PROBLEM DESCRIPTION:
From the material below, list every line containing "React".

DATA SEGMENT:
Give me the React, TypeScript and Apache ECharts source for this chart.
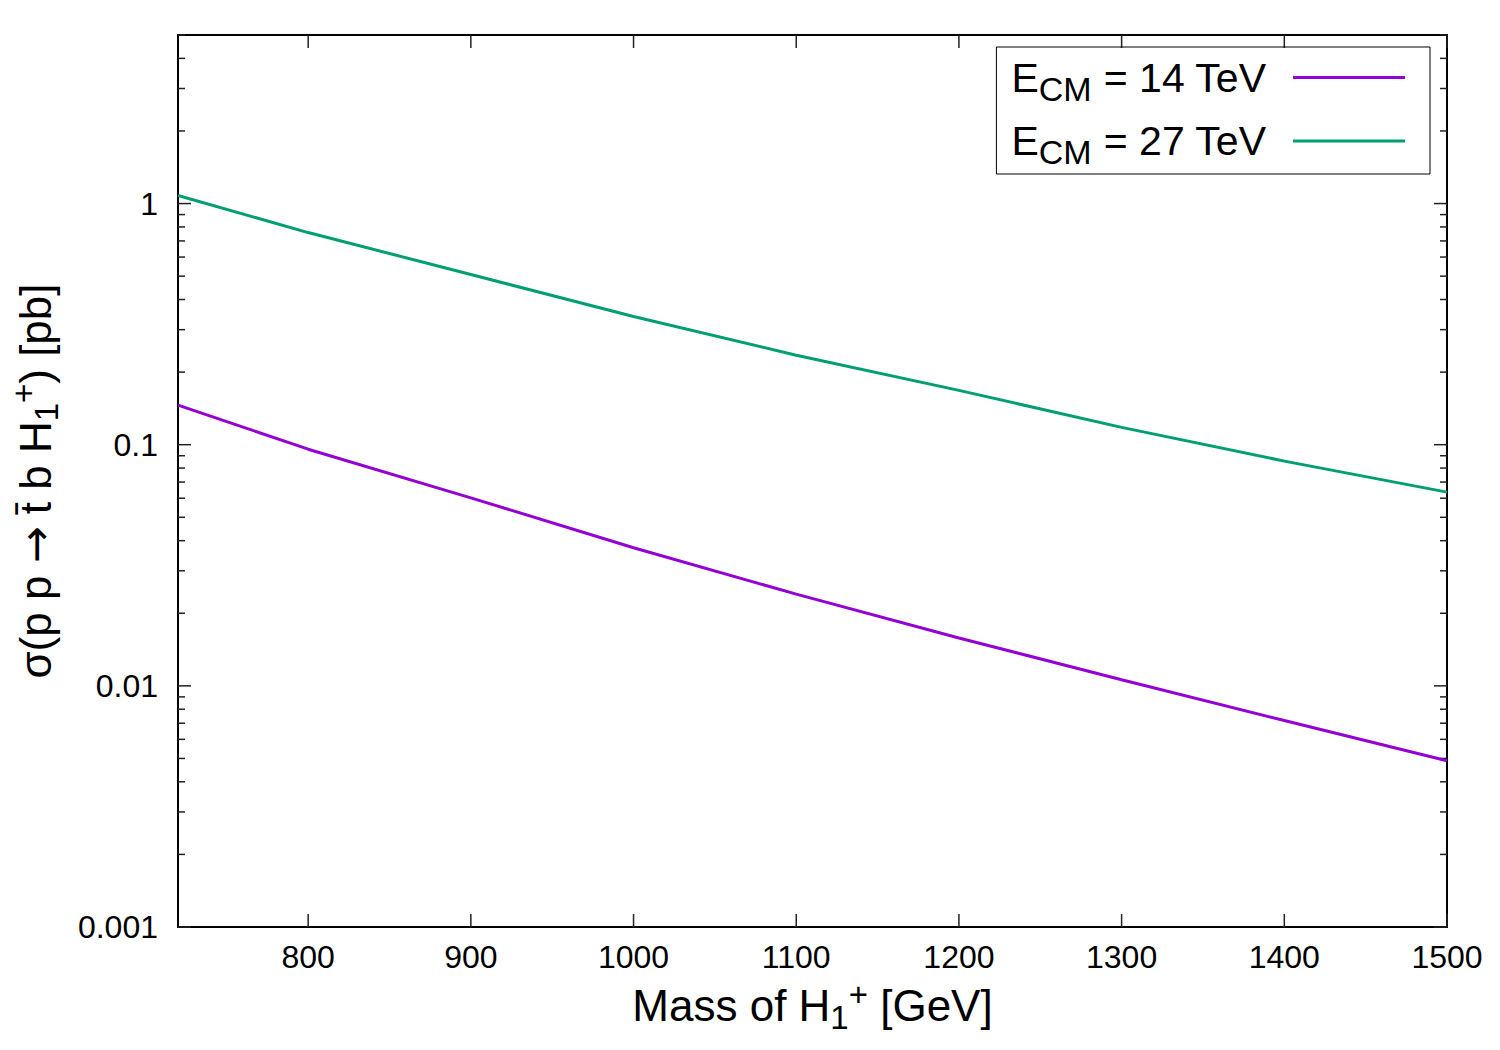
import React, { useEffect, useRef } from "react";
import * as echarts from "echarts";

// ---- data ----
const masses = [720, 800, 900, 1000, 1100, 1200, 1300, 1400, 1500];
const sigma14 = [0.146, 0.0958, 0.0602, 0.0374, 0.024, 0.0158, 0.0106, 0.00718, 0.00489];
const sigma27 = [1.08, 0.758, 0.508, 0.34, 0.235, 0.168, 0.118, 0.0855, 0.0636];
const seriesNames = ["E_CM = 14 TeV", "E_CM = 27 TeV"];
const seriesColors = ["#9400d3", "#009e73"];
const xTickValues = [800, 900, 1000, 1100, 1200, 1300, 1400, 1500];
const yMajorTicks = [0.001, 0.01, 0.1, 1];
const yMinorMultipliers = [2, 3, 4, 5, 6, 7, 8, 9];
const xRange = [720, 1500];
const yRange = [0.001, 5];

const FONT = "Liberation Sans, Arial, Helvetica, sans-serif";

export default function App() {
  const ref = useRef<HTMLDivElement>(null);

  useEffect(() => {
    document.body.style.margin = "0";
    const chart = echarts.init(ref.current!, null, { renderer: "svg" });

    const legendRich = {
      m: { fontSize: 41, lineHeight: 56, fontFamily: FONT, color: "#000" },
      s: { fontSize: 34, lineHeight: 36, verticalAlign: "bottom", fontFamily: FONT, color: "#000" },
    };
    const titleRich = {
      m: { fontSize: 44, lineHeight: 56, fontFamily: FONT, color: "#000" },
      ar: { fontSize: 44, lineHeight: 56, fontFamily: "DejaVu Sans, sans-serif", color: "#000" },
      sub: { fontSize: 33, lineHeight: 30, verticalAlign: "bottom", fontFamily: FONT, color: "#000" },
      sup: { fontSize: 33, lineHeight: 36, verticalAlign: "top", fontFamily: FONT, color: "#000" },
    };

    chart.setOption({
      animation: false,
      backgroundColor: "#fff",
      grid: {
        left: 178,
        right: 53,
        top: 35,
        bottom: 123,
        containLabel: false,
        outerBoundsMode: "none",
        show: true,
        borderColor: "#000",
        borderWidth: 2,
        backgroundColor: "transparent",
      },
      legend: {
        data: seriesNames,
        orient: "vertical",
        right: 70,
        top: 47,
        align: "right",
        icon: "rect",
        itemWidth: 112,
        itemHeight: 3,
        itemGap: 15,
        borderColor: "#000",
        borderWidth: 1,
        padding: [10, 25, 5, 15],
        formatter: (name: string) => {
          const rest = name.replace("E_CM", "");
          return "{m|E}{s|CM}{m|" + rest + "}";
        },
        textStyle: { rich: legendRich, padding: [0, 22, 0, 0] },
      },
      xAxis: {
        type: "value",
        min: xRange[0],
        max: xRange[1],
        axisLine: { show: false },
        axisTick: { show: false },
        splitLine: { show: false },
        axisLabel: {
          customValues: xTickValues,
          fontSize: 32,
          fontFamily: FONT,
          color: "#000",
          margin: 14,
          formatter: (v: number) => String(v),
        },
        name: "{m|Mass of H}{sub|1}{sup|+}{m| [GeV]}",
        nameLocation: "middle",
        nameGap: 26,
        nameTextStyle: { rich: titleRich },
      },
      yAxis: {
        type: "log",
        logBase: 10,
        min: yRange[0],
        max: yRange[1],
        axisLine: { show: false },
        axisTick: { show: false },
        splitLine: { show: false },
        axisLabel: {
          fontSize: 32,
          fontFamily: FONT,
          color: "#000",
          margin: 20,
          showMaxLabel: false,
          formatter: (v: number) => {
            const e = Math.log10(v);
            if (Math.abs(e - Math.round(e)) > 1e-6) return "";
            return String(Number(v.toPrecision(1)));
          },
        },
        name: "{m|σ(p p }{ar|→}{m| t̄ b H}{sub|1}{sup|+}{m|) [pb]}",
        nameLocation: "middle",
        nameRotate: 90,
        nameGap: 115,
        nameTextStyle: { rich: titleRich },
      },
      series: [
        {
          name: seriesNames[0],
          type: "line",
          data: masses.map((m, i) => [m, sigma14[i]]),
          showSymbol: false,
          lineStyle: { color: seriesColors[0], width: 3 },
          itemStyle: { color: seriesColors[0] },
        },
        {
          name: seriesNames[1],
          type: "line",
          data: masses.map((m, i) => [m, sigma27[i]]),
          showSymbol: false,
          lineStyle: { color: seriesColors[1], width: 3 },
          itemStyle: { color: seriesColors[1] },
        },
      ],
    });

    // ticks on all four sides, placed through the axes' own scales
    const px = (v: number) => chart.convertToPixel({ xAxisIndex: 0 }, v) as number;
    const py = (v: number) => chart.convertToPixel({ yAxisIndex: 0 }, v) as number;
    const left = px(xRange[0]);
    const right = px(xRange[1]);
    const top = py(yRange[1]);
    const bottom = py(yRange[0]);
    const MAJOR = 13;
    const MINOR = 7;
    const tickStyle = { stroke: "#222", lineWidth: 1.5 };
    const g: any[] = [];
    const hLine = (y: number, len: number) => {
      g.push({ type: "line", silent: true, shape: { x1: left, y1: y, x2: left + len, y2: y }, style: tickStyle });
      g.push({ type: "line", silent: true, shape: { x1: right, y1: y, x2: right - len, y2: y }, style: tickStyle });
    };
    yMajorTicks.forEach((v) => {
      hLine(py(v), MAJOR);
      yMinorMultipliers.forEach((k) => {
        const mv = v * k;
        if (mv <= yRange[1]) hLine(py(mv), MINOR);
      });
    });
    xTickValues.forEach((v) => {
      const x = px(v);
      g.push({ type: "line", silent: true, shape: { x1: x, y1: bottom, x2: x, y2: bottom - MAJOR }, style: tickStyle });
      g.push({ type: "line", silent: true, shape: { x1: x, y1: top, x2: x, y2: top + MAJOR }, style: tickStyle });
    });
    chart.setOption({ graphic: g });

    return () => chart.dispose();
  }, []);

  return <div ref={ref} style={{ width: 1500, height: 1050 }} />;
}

EXERCISE SOLUTION:
Give me the React, TypeScript and Apache ECharts source for this chart.
import React, { useEffect, useRef } from "react";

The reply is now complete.